- Goal
Leave out the pictures and repeat the data exactly.

--- Source material ---

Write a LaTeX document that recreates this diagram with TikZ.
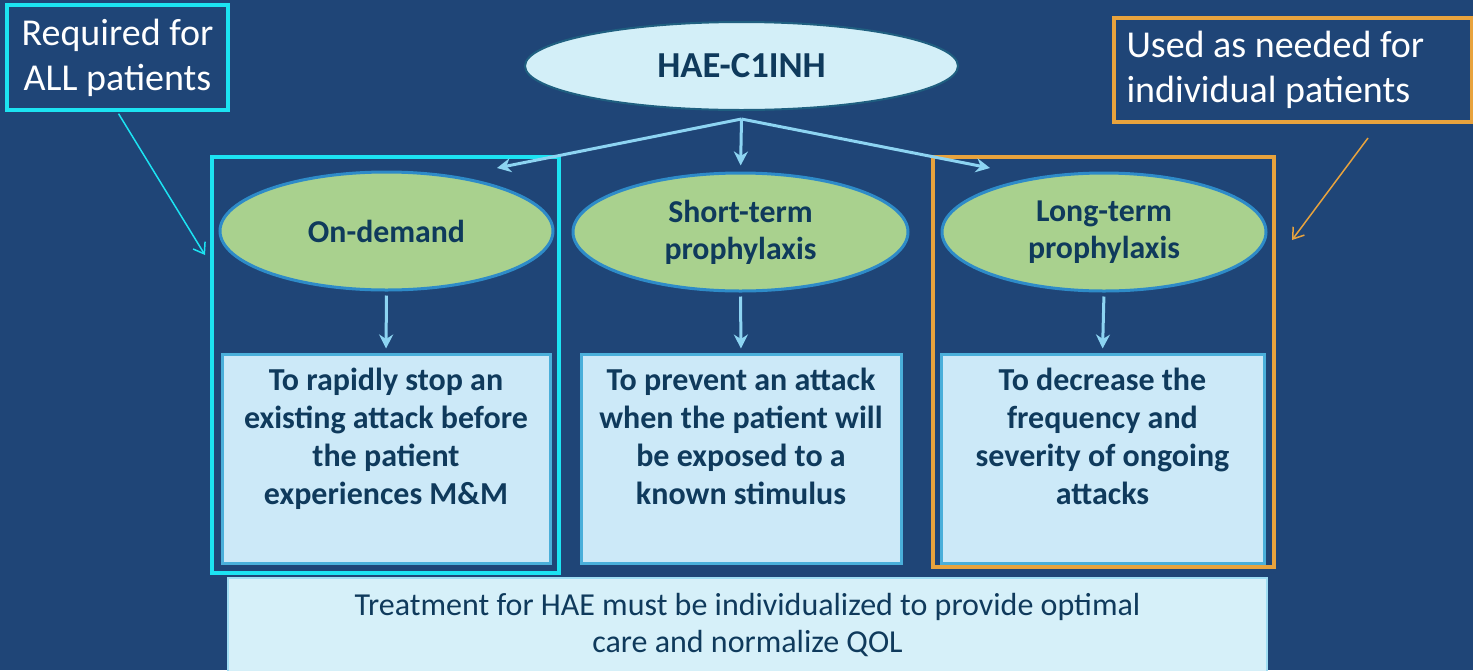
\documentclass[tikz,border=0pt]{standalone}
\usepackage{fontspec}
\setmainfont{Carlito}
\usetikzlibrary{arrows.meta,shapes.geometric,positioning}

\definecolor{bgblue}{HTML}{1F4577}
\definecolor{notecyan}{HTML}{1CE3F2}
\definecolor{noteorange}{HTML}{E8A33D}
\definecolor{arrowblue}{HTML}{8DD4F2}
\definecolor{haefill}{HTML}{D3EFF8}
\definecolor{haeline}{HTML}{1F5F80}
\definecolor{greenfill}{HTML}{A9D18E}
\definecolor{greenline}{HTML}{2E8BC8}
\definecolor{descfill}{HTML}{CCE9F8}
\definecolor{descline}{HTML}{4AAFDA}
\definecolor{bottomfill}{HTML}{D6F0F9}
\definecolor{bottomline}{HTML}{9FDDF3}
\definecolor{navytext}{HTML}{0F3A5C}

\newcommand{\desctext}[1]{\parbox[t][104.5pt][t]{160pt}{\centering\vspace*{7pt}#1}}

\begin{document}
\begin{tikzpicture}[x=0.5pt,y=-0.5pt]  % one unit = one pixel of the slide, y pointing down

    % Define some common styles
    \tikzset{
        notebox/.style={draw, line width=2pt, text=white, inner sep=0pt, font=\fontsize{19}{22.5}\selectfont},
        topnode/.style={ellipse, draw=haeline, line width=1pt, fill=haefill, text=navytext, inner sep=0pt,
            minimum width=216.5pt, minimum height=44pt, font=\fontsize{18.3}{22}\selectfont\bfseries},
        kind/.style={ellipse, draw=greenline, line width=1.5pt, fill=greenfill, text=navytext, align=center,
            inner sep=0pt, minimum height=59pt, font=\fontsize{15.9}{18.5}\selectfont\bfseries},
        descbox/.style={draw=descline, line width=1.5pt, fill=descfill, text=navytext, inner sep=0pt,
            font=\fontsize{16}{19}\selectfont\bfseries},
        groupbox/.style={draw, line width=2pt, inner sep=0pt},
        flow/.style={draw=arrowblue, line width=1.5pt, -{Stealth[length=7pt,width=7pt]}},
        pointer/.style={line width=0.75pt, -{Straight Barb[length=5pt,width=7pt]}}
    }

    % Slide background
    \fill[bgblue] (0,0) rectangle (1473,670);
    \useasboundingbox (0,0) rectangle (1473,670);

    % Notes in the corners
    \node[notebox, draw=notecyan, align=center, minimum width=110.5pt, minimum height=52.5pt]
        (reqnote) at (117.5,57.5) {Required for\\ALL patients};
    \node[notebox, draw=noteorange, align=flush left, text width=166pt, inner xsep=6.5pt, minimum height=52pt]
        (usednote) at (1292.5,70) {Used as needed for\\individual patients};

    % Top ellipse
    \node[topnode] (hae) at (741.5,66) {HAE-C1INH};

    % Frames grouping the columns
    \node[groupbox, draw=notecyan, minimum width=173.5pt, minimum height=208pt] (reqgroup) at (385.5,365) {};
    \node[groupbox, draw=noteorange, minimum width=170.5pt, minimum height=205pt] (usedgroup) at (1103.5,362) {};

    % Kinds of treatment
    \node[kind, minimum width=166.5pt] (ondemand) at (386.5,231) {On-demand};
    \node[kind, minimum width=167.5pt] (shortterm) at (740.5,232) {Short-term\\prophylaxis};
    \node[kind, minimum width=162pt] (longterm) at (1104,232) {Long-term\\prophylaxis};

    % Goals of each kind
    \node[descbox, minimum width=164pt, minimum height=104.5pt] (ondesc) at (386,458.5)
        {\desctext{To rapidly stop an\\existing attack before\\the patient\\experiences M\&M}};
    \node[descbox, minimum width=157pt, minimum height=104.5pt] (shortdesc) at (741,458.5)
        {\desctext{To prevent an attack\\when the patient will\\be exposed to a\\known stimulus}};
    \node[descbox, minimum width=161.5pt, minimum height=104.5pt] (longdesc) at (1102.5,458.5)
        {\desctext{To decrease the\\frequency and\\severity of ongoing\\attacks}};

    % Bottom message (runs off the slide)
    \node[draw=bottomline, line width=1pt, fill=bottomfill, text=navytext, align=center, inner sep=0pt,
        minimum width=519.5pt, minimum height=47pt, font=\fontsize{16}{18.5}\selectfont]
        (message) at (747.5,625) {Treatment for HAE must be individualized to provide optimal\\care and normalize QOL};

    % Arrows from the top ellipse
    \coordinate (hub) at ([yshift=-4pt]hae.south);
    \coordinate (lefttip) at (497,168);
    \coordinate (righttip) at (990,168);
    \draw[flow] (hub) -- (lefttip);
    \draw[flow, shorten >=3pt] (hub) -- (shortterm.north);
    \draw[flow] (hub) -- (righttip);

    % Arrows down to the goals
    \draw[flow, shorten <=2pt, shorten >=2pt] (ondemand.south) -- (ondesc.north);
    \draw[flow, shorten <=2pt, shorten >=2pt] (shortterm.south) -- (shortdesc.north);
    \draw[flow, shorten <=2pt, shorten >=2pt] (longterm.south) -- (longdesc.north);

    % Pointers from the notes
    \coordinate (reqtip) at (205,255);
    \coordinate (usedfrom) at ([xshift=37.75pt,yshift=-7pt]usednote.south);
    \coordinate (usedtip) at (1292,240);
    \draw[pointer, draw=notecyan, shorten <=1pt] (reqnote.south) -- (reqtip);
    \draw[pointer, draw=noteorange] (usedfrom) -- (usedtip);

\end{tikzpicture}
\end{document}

---

- Exercise result
Write a LaTeX document that recreates this diagram with TikZ.
\documentclass[tikz,border=0pt]{standalone}
\usepackage{fontspec}
\setmainfont{Carlito}
\usetikzlibrary{arrows.meta,shapes.geometric,positioning}

\definecolor{bgblue}{HTML}{1F4577}
\definecolor{notecyan}{HTML}{1CE3F2}
\definecolor{noteorange}{HTML}{E8A33D}
\definecolor{arrowblue}{HTML}{8DD4F2}
\definecolor{haefill}{HTML}{D3EFF8}
\definecolor{haeline}{HTML}{1F5F80}
\definecolor{greenfill}{HTML}{A9D18E}
\definecolor{greenline}{HTML}{2E8BC8}
\definecolor{descfill}{HTML}{CCE9F8}
\definecolor{descline}{HTML}{4AAFDA}
\definecolor{bottomfill}{HTML}{D6F0F9}
\definecolor{bottomline}{HTML}{9FDDF3}
\definecolor{navytext}{HTML}{0F3A5C}

\newcommand{\desctext}[1]{\parbox[t][104.5pt][t]{160pt}{\centering\vspace*{7pt}#1}}

\begin{document}
\begin{tikzpicture}[x=0.5pt,y=-0.5pt]  % one unit = one pixel of the slide, y pointing down

    % Define some common styles
    \tikzset{
        notebox/.style={draw, line width=2pt, text=white, inner sep=0pt, font=\fontsize{19}{22.5}\selectfont},
        topnode/.style={ellipse, draw=haeline, line width=1pt, fill=haefill, text=navytext, inner sep=0pt,
            minimum width=216.5pt, minimum height=44pt, font=\fontsize{18.3}{22}\selectfont\bfseries},
        kind/.style={ellipse, draw=greenline, line width=1.5pt, fill=greenfill, text=navytext, align=center,
            inner sep=0pt, minimum height=59pt, font=\fontsize{15.9}{18.5}\selectfont\bfseries},
        descbox/.style={draw=descline, line width=1.5pt, fill=descfill, text=navytext, inner sep=0pt,
            font=\fontsize{16}{19}\selectfont\bfseries},
        groupbox/.style={draw, line width=2pt, inner sep=0pt},
        flow/.style={draw=arrowblue, line width=1.5pt, -{Stealth[length=7pt,width=7pt]}},
        pointer/.style={line width=0.75pt, -{Straight Barb[length=5pt,width=7pt]}}
    }

    % Slide background
    \fill[bgblue] (0,0) rectangle (1473,670);
    \useasboundingbox (0,0) rectangle (1473,670);

    % Notes in the corners
    \node[notebox, draw=notecyan, align=center, minimum width=110.5pt, minimum height=52.5pt]
        (reqnote) at (117.5,57.5) {Required for\\ALL patients};
    \node[notebox, draw=noteorange, align=flush left, text width=166pt, inner xsep=6.5pt, minimum height=52pt]
        (usednote) at (1292.5,70) {Used as needed for\\individual patients};

    % Top ellipse
    \node[topnode] (hae) at (741.5,66) {HAE-C1INH};

    % Frames grouping the columns
    \node[groupbox, draw=notecyan, minimum width=173.5pt, minimum height=208pt] (reqgroup) at (385.5,365) {};
    \node[groupbox, draw=noteorange, minimum width=170.5pt, minimum height=205pt] (usedgroup) at (1103.5,362) {};

    % Kinds of treatment
    \node[kind, minimum width=166.5pt] (ondemand) at (386.5,231) {On-demand};
    \node[kind, minimum width=167.5pt] (shortterm) at (740.5,232) {Short-term\\prophylaxis};
    \node[kind, minimum width=162pt] (longterm) at (1104,232) {Long-term\\prophylaxis};

    % Goals of each kind
    \node[descbox, minimum width=164pt, minimum height=104.5pt] (ondesc) at (386,458.5)
        {\desctext{To rapidly stop an\\existing attack before\\the patient\\experiences M\&M}};
    \node[descbox, minimum width=157pt, minimum height=104.5pt] (shortdesc) at (741,458.5)
        {\desctext{To prevent an attack\\when the patient will\\be exposed to a\\known stimulus}};
    \node[descbox, minimum width=161.5pt, minimum height=104.5pt] (longdesc) at (1102.5,458.5)
        {\desctext{To decrease the\\frequency and\\severity of ongoing\\attacks}};

    % Bottom message (runs off the slide)
    \node[draw=bottomline, line width=1pt, fill=bottomfill, text=navytext, align=center, inner sep=0pt,
        minimum width=519.5pt, minimum height=47pt, font=\fontsize{16}{18.5}\selectfont]
        (message) at (747.5,625) {Treatment for HAE must be individualized to provide optimal\\care and normalize QOL};

    % Arrows from the top ellipse
    \coordinate (hub) at ([yshift=-4pt]hae.south);
    \coordinate (lefttip) at (497,168);
    \coordinate (righttip) at (990,168);
    \draw[flow] (hub) -- (lefttip);
    \draw[flow, shorten >=3pt] (hub) -- (shortterm.north);
    \draw[flow] (hub) -- (righttip);

    % Arrows down to the goals
    \draw[flow, shorten <=2pt, shorten >=2pt] (ondemand.south) -- (ondesc.north);
    \draw[flow, shorten <=2pt, shorten >=2pt] (shortterm.south) -- (shortdesc.north);
    \draw[flow, shorten <=2pt, shorten >=2pt] (longterm.south) -- (longdesc.north);

    % Pointers from the notes
    \coordinate (reqtip) at (205,255);
    \coordinate (usedfrom) at ([xshift=37.75pt,yshift=-7pt]usednote.south);
    \coordinate (usedtip) at (1292,240);
    \draw[pointer, draw=notecyan, shorten <=1pt] (reqnote.south) -- (reqtip);
    \draw[pointer, draw=noteorange] (usedfrom) -- (usedtip);

\end{tikzpicture}
\end{document}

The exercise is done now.